When a Percy Sledge song hits your ears, it can settle in your heart

The sad news of the death of singer Percy Sledge brought back memories for me, as I’m sure it did for most of you. His remarkable voice delivered unforgettable songs, one of which stirred recollections of a simple shopping trip. The rest of this column is what I wrote about that incident many years ago:

Music is a funny thing. It can draw you out onto the dance floor, drive you out of the embassy where you’re holed up, deafen you when it’s too loud, push you to road rage when it’s too obnoxious.

Music also can bring back memories stashed away deep in your head and heart, stir feelings you had left behind when you were someone else, take you back to that first time you heard it or the time you heard it while you were with someone special.

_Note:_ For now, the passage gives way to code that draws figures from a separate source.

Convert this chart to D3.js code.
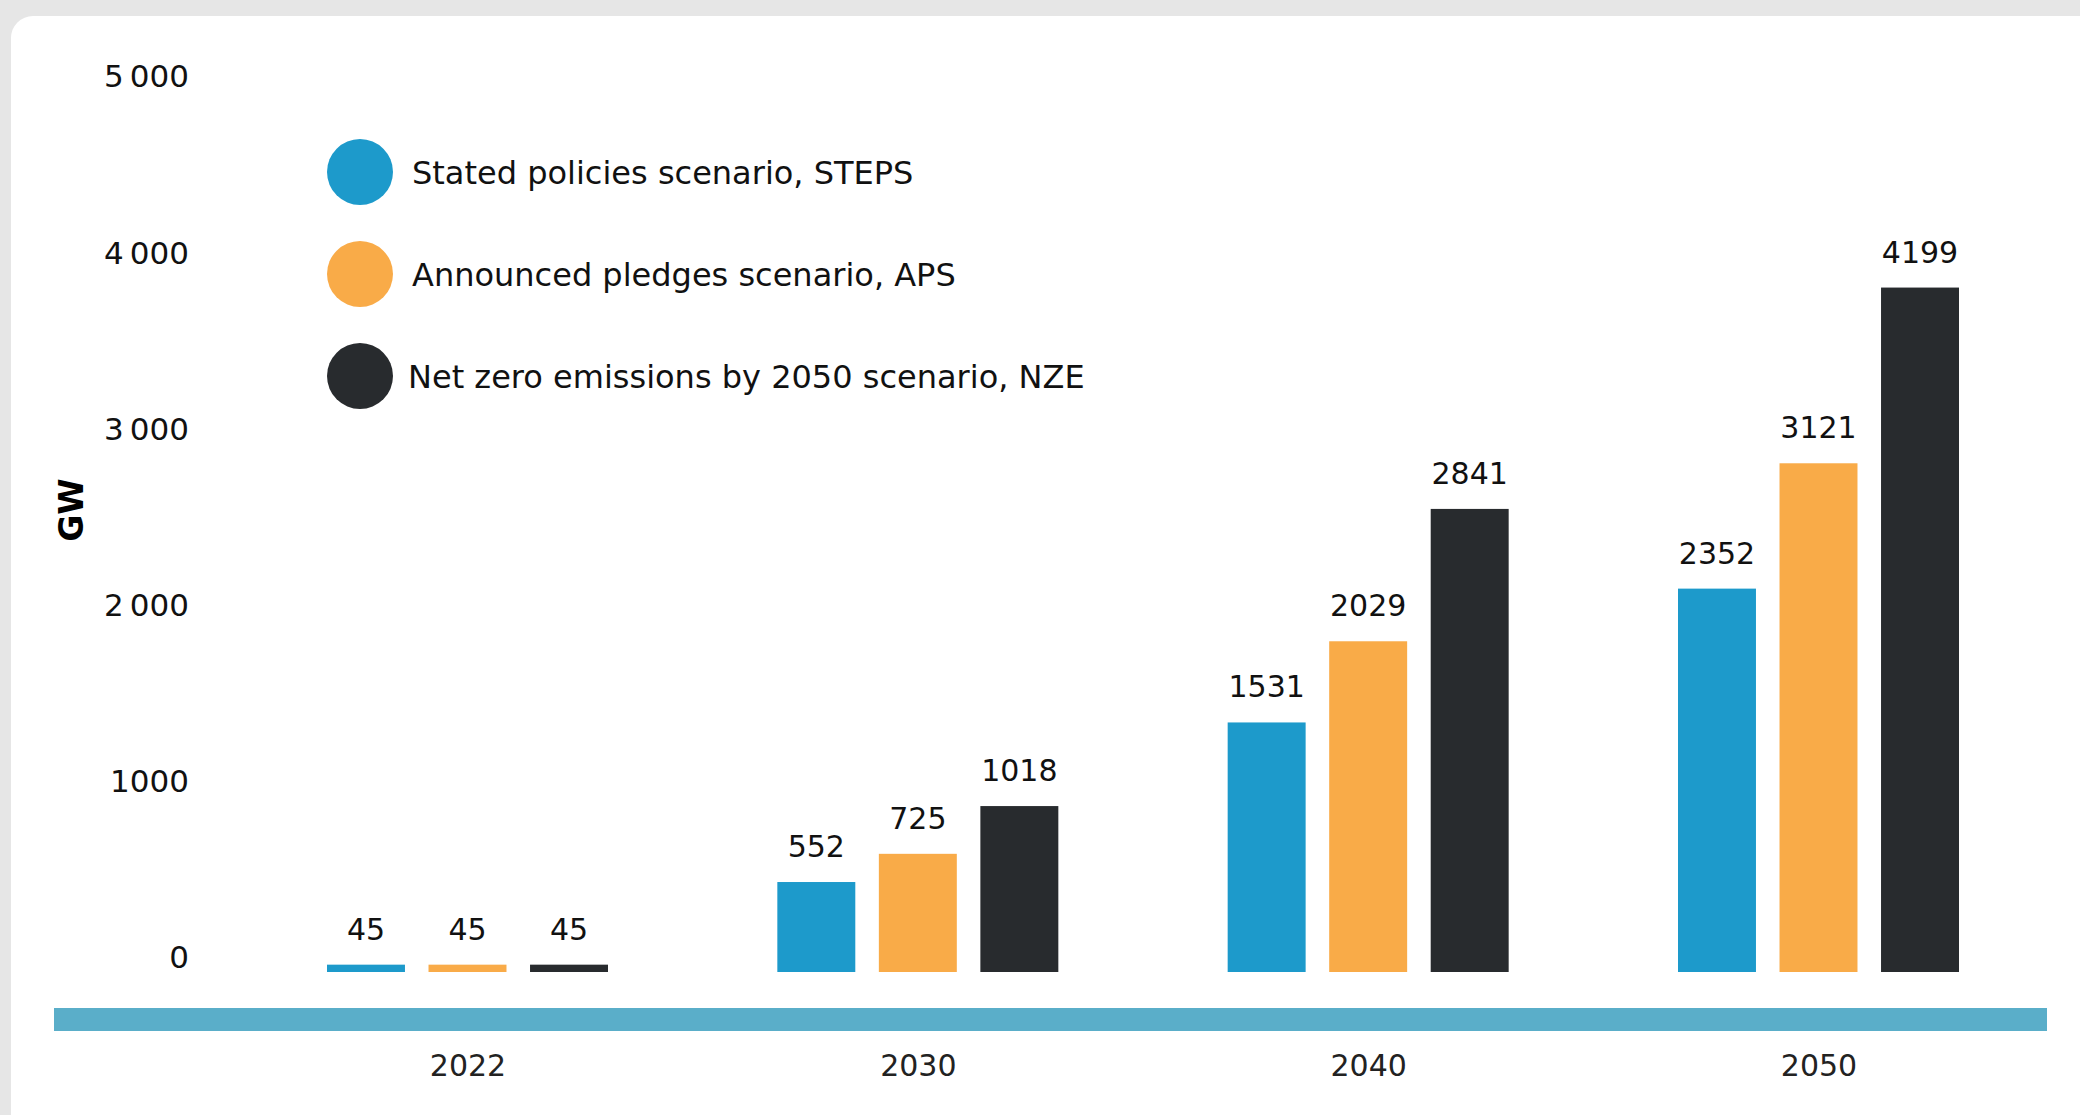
<!DOCTYPE html>
<html lang="en">
<head>
    <meta charset="UTF-8">
    <title>Capacity by scenario (GW)</title>
    <script src="https://d3js.org/d3.v7.min.js"></script>
    <style>
        body {
            margin: 0;
            background-color: #e6e6e6;
            font-family: "DejaVu Sans", sans-serif;
        }
        svg {
            display: block;
        }
        .y-axis text {
            font-size: 31px;
            fill: #111;
        }
        .x-axis text {
            font-size: 30px;
            fill: #222;
        }
        .value-label {
            font-size: 30px;
            fill: #111;
        }
        .legend-label {
            font-size: 32px;
            fill: #111;
        }
    </style>
</head>
<body>
    <div id="chart"></div>
    <script>
        // data
        const years = ["2022", "2030", "2040", "2050"];
        const scenarios = [
            "Stated policies scenario, STEPS",
            "Announced pledges scenario, APS",
            "Net zero emissions by 2050 scenario, NZE"
        ];
        const steps = [45, 552, 1531, 2352];
        const aps = [45, 725, 2029, 3121];
        const nze = [45, 1018, 2841, 4199];
        const yTicks = [0, 1000, 2000, 3000, 4000, 5000];
        const yTickLabels = ["0", "1000", "2\u2009000", "3\u2009000", "4\u2009000", "5\u2009000"];

        const colors = ["#1d9acb", "#f9ab48", "#282b2e"];

        const width = 2080, height = 1115;

        const svg = d3.select("#chart").append("svg")
            .attr("width", width)
            .attr("height", height);

        // white card
        svg.append("rect")
            .attr("x", 11)
            .attr("y", 16)
            .attr("width", width + 40)
            .attr("height", height + 40)
            .attr("rx", 22)
            .attr("fill", "#fff");

        // scales
        const x = d3.scalePoint().domain(years).range([467.5, 1818.5]);
        const xInner = d3.scaleBand().domain(d3.range(scenarios.length))
            .range([-140.5, 140.5]).paddingInner(0.232);

        // axis labels and bars sit on slightly different scales in the original
        const yAxisScale = d3.scaleLinear().domain([0, 5000]).range([958, 77]);
        const yBar = d3.scaleLinear().domain([0, 5000]).range([972, 972 - 5000 * 0.163]);

        // y axis
        const yAxis = svg.append("g")
            .attr("class", "y-axis")
            .attr("transform", "translate(189,0)")
            .call(d3.axisLeft(yAxisScale).tickValues(yTicks)
                .tickFormat((d, i) => yTickLabels[i]).tickSize(0).tickPadding(0))
            .attr("font-family", null);
        yAxis.select(".domain").remove();

        svg.append("text")
            .attr("transform", "translate(83,510) rotate(-90)")
            .attr("text-anchor", "middle")
            .attr("font-size", 33)
            .attr("font-weight", "bold")
            .attr("fill", "#000")
            .text("GW");

        // bottom band
        svg.append("rect")
            .attr("x", 54)
            .attr("y", 1008)
            .attr("width", 2047 - 54)
            .attr("height", 23)
            .attr("fill", "#5aaec9");

        // x axis labels
        const xAxis = svg.append("g")
            .attr("class", "x-axis")
            .attr("transform", "translate(0,1055)")
            .call(d3.axisBottom(x).tickSize(0).tickPadding(0))
            .attr("font-family", null);
        xAxis.select(".domain").remove();

        // bars
        const series = [steps, aps, nze];
        const rows = years.map((yr, j) => ({year: yr, values: series.map(s => s[j])}));

        const groups = svg.selectAll(".group")
            .data(rows)
            .enter().append("g")
            .attr("class", "group")
            .attr("transform", d => `translate(${x(d.year)},0)`);

        groups.selectAll("rect")
            .data(d => d.values)
            .enter().append("rect")
            .attr("x", (d, i) => xInner(i))
            .attr("y", d => yBar(d))
            .attr("width", xInner.bandwidth())
            .attr("height", d => yBar(0) - yBar(d))
            .attr("fill", (d, i) => colors[i]);

        groups.selectAll(".value-label")
            .data(d => d.values)
            .enter().append("text")
            .attr("class", "value-label")
            .attr("x", (d, i) => xInner(i) + xInner.bandwidth() / 2)
            .attr("y", d => yBar(d) - 25)
            .attr("text-anchor", "middle")
            .text(d => d);

        // legend
        const legend = svg.selectAll(".legend")
            .data(scenarios)
            .enter().append("g")
            .attr("class", "legend")
            .attr("transform", (d, i) => `translate(360,${172 + i * 102})`);

        legend.append("circle")
            .attr("r", 33)
            .attr("fill", (d, i) => colors[i]);

        legend.append("text")
            .attr("class", "legend-label")
            .attr("x", (d, i) => i === 2 ? 48 : 52)
            .attr("dy", "0.36em")
            .text(d => d);
    </script>
</body>
</html>
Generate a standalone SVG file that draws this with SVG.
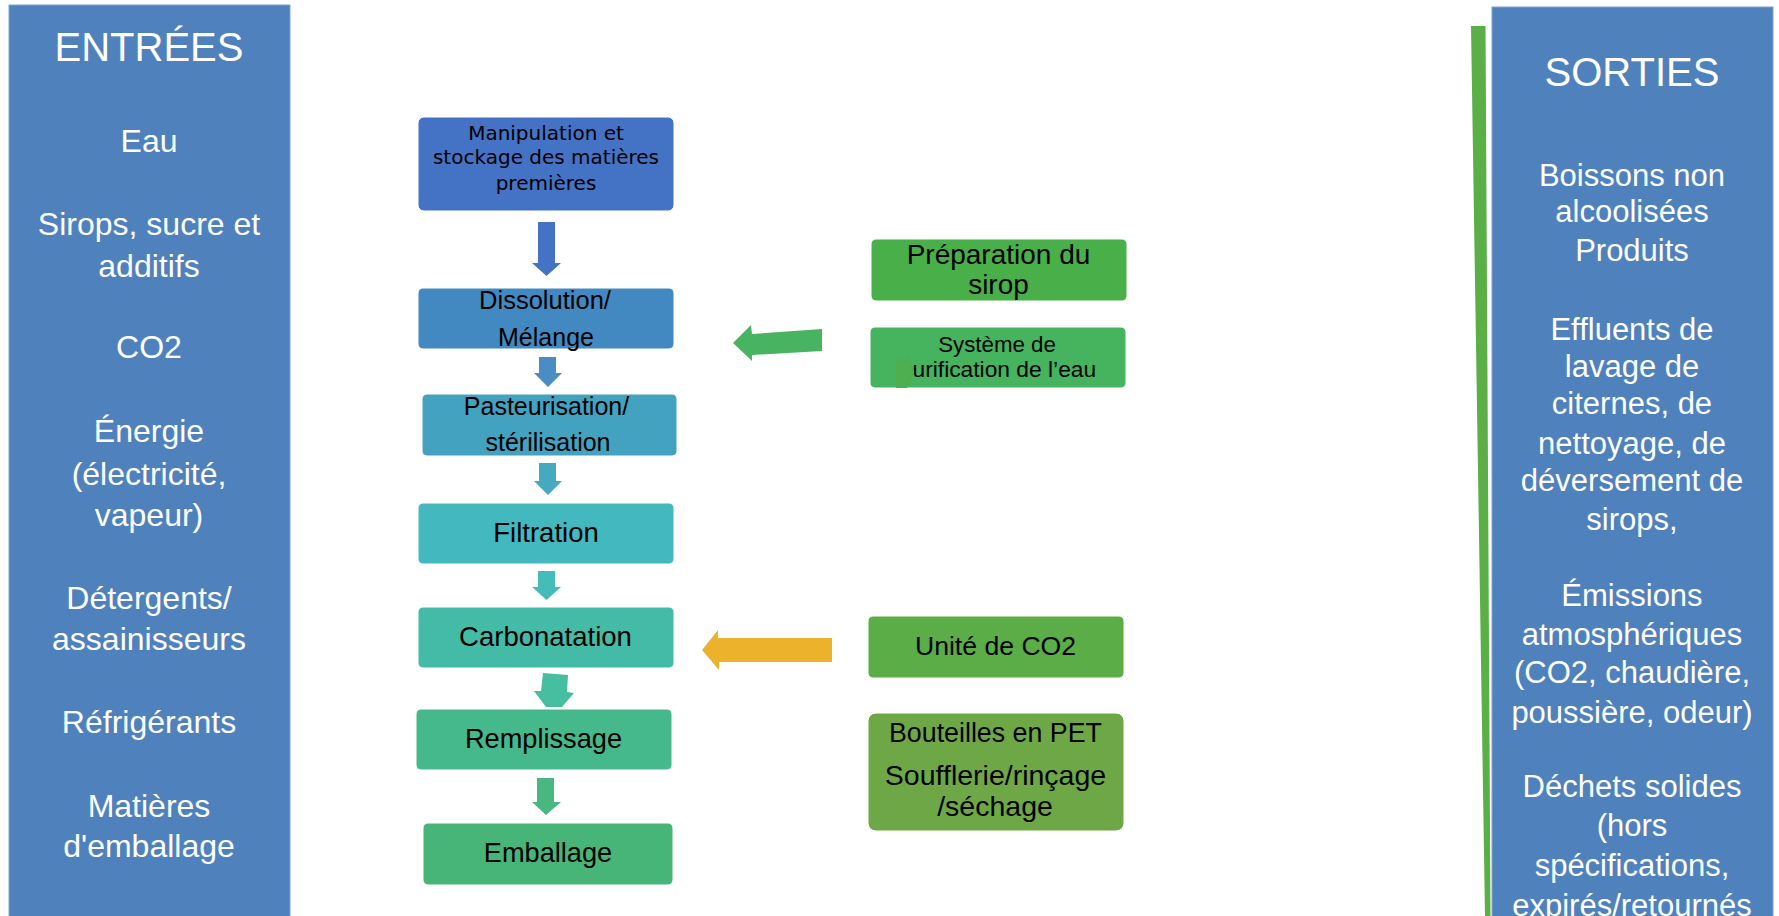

Recently, I was in an incompetent carpentry state of mind, but that’s the only kind of carpentry I know. I was working on a surprise for my wife for our anniversary: an arbor by the backyard fence where her wisteria could grow over, complete with a bench and places to hang other plants.

I had to get it done in one day, before she came home from work, but the job wasn’t going well. I was making up the plan as I went along, and as the sun climbed higher in the sky, I ran out of supplies.

I drove to the home improvement store to buy more screws and boards. While there I looked around to see what else I needed. I was near the back of the store, away from most other people. The elevator music coming from the store’s speakers faded out and was replaced by the decades-old When a Man Loves a Woman, by Percy Sledge.

The store’s ceiling was high, and the sound came down clear all around me as though angels were performing live in the rafters.

I hadn’t heard that song in a long time, and I had forgotten how beautiful Percy could sing. I stopped, looked upward toward the invisible angels, and slowly spun around and around so my ears would catch every note:

When a man loves a woman/Can’t keep his mind on nothing else./He’ll trade the world/for the good thing he’s found.

The song took me back to my dating years, and though I don’t remember the first time I heard it, I’ve always known it was the perfect song about devotion to the one you love. (It also was the greatest make-out song ever composed, but that’s another story.)

All too soon, the beautiful song ended, to be followed by another track from the latest Otis Elevator CD.

My brain returned to the present, my eyes focused on my surroundings and I realized I was in an enormous store full of fence boards and toilet-repair kits. The angels were gone, but for about three minutes I had been in heaven.

I bought my boards and drove home. The rest of the day, while I built that imperfect anniversary arbor, flowed like music, and I might have actually whistled while I worked.